Rogério Schmitt, cientista político e colaborador do Espaço Democrático
Edição: Scriptum
A expressão que intitula este meu artigo se origina, salvo engano, de uma passagem do célebre Manifesto Comunista (1848), de Karl Marx e Friedrich Engels. Contemporaneamente, a frase também virou o título de um livro do filósofo marxista norte-americano Marshall Berman, publicado em 1982.
Mas hoje o meu propósito é bem mais simples. Pego a expressão emprestada somente para comentar um tema recorrente entre os analistas da conjuntura política brasileira nos tempos recentes: a polarização entre lulismo e bolsonarismo.
Essa polarização se manifestou pela primeira vez na eleição presidencial de 2018, na qual Jair Bolsonaro derrotou Fernando Haddad. E ela se repetiria na disputa de 2022, na qual Lula venceu Bolsonaro. Muitos especulam que a polarização ainda voltará em 2026, na hipótese de Lula disputar a reeleição contra um candidato ligado diretamente ao ex-presidente (já que o próprio Bolsonaro está inelegível).

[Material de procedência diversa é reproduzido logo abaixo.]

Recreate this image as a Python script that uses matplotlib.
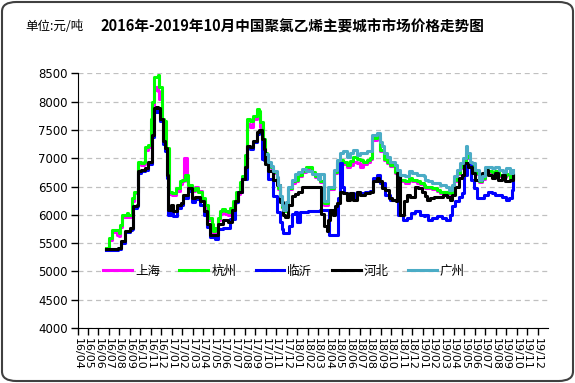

Em 2023, o cientista político Felipe Nunes e o jornalista Thomas Traumann publicaram um livro interessantíssimo, batizado Biografia do abismo. Segundo os autores, a polarização política em curso teria raízes profundas, pois seria perceptível já na opinião pública, dividida entre lulistas e bolsonaristas. E essa enorme clivagem não se esgotaria no campo político, mas também envolveria valores morais e visões de mundo mais amplas.

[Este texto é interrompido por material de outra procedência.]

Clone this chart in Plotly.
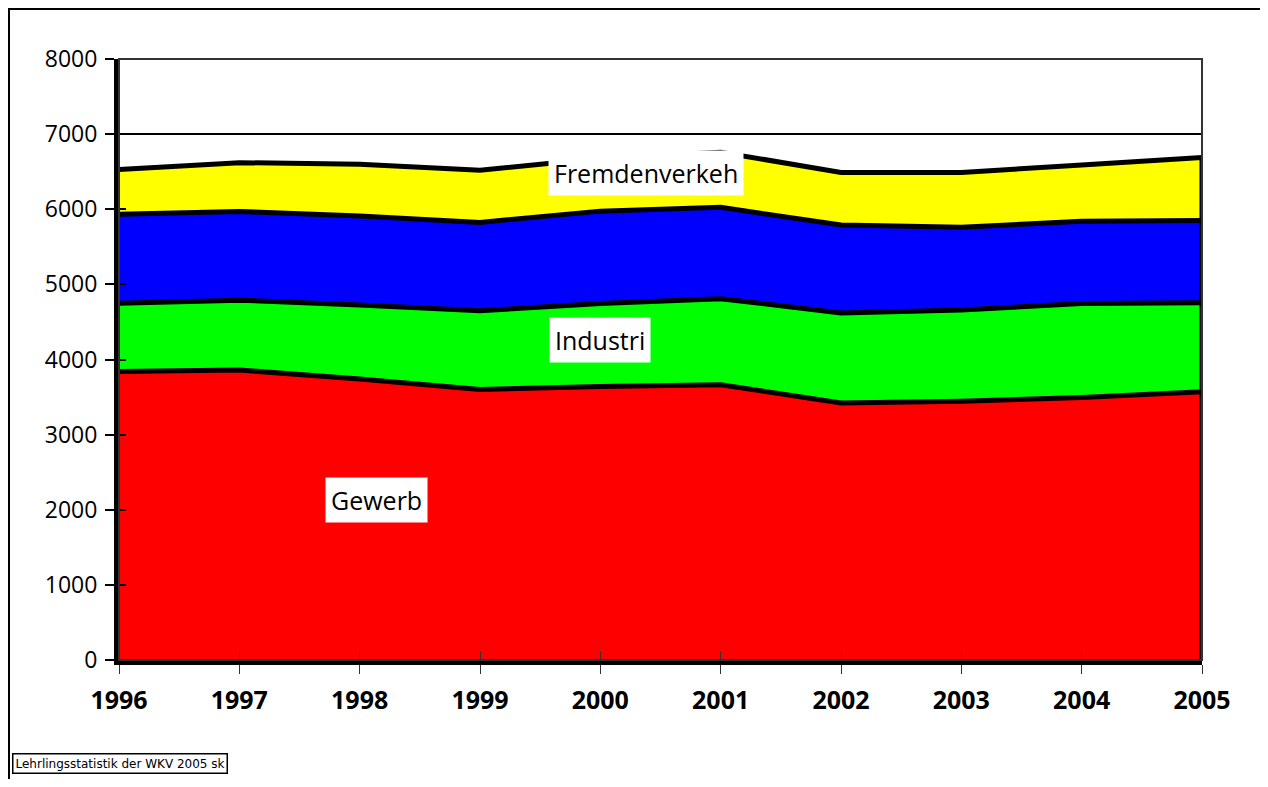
import plotly.graph_objects as go

years = [1996, 1997, 1998, 1999, 2000, 2001, 2002, 2003, 2004, 2005]
gewerbe = [3840, 3860, 3740, 3600, 3640, 3665, 3420, 3445, 3495, 3570]
industrie = [910, 930, 985, 1050, 1105, 1145, 1200, 1215, 1250, 1185]
handel = [1185, 1180, 1185, 1175, 1230, 1215, 1170, 1100, 1095, 1095]
fremdenverkehr = [595, 650, 690, 695, 705, 735, 700, 730, 750, 840]

series_names = ["Gewerbe", "Industrie", "Handel", "Fremdenverkehr"]
series_vals = [gewerbe, industrie, handel, fremdenverkehr]
series_colors = ["#ff0000", "#00ff00", "#0000ff", "#ffff00"]

y_ticks = [0, 1000, 2000, 3000, 4000, 5000, 6000, 7000, 8000]

fig = go.Figure()
for name, vals, col in zip(series_names, series_vals, series_colors):
    fig.add_trace(go.Scatter(
        x=years, y=vals, name=name, stackgroup="one", mode="lines",
        line=dict(color="black", width=5), fillcolor=col,
    ))

totals = [sum(v) for v in zip(*series_vals)]
fig.add_trace(go.Scatter(x=[years[-1], years[-1]], y=[0, totals[-1]], mode="lines",
                         line=dict(color="black", width=5), showlegend=False, hoverinfo="skip"))

# page offset of 8px (body margin) is accounted for
OFF = 8
W, H = 1268 - 2 * OFF, 787 - 2 * OFF
L, T = 119 - OFF, 59 - OFF
R = (W + OFF) - 1202
B = (H + OFF) - 660
pw, ph = 1202 - 119, 660 - 59

def px(x):
    return (x - 119) / pw

def py(y):
    return (660 - y) / ph

fig.update_layout(
    width=W, height=H,
    margin=dict(l=L, r=R, t=T, b=B),
    paper_bgcolor="white", plot_bgcolor="white",
    showlegend=False,
    xaxis=dict(range=[years[0], years[-1]], tickvals=years, ticktext=[str(y) for y in years],
               showgrid=False, zeroline=False, showline=True, linecolor="black", linewidth=5,
               ticks="outside", ticklen=9, tickwidth=1, tickcolor="#333", ticklabelstandoff=5,
               tickfont=dict(family="Open Sans", size=25, color="black", weight="bold")),
    xaxis2=dict(range=[years[0], years[-1]], tickvals=years, overlaying="x", showticklabels=False,
                showgrid=False, zeroline=False, showline=False,
                ticks="inside", ticklen=9, tickwidth=1, tickcolor="#333", anchor="y"),
    yaxis=dict(range=[0, 8000], tickvals=y_ticks, showgrid=True, gridcolor="black", gridwidth=2,
               zeroline=False, showline=True, linecolor="black", linewidth=5,
               ticks="outside", ticklen=9, tickwidth=2, tickcolor="black", ticklabelstandoff=3,
               tickfont=dict(family="Open Sans", size=23, color="black")),
    yaxis2=dict(range=[0, 8000], tickvals=y_ticks, overlaying="y", showticklabels=False,
                showgrid=False, zeroline=False, showline=False,
                ticks="inside", ticklen=7, tickwidth=2, tickcolor="black", anchor="x"),
    shapes=[
        dict(type="rect", xref="paper", yref="paper", x0=0, x1=1, y0=0, y1=1,
             line=dict(color="#333", width=2), layer="above"),
        dict(type="rect", xref="paper", yref="paper", x0=px(9), x1=px(1300), y0=py(820), y1=py(9),
             line=dict(color="black", width=2)),
    ],
    annotations=[
        dict(x=2000.38, y=6482, text="Fremdenverkeh", showarrow=False, bgcolor="white",
             borderpad=5, font=dict(family="Open Sans", size=25, color="black")),
        dict(x=2000.0, y=4260, text="Industri", showarrow=False, bgcolor="white",
             borderpad=5, font=dict(family="Open Sans", size=25, color="black")),
        dict(x=1998.14, y=2130, text="Gewerb", showarrow=False, bgcolor="white",
             borderpad=5, font=dict(family="Open Sans", size=25, color="black")),
        dict(x=px(12), y=py(763), xref="paper", yref="paper", xanchor="left", yanchor="middle",
             text="Lehrlingsstatistik der WKV 2005 sk", showarrow=False, bgcolor="white",
             bordercolor="black", borderwidth=1.5, borderpad=2,
             font=dict(family="DejaVu Sans", size=12, color="black")),
    ],
)
# invisible helper trace so overlay axes render
fig.add_trace(go.Scatter(x=[years[0]], y=[0], xaxis="x2", yaxis="y2", mode="markers",
                         marker=dict(opacity=0), showlegend=False, hoverinfo="skip"))

fig.write_html("out.html")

Será que o Brasil estaria condenado à repetição perpétua dessa polarização? Penso que tal temor seja exagerado. O bicho não é tão feio como parece. Apresento a seguir duas justificativas, para possível desenvolvimento posterior.
Em primeiro lugar, a manifestação eleitoral desta polarização de fundo entre lulismo e bolsonarismo se restringe ao pleito presidencial. Se olharmos as eleições para os demais cargos, o cenário é muito mais heterogêneo e pluralista. Vejam o exemplo da última disputa para a Câmara dos Deputados, em 2022. Os partidos de Lula e Bolsonaro (PT e PL, respectivamente) elegeram apenas 1/3 do número total de parlamentares. Em outras palavras, 2/3 das cadeiras foram preenchidas por partidos (de esquerda, de centro e de direita) que não estão amarrados a nenhum dos dois polos.
Por fim, mas não menos importante, um pouco de história não faz mal a ninguém. Antes de Bolsonaro despontar no cenário político, predominava no País uma outra polarização política. Me refiro à outrora célebre clivagem entre PT e PSDB, que vigorou entre 1994 e 2014. Ao longo de duas décadas (ou seis eleições presidenciais!), os candidatos destes dois partidos sempre foram os dois mais votados em cada pleito, com duas vitórias do PSDB (FHC) e quatro vitórias do PT (Lula e Dilma). E não é que esta outra polarização acabou morrendo por inanição?
Em resumo, portanto, suspeito que a polarização entre lulismo e bolsonarismo – apesar de ser real, dentro dos limites expostos acima – sequer terá a mesma longevidade da polarização que a precedeu. E encerro fazendo referência a outro importante sociólogo alemão. Há mais de cem anos Max Weber já anotava o que seria o principal limite ao poder dos líderes carismáticos: a sua tremenda dificuldade para produzir herdeiros políticos com as mesmas características.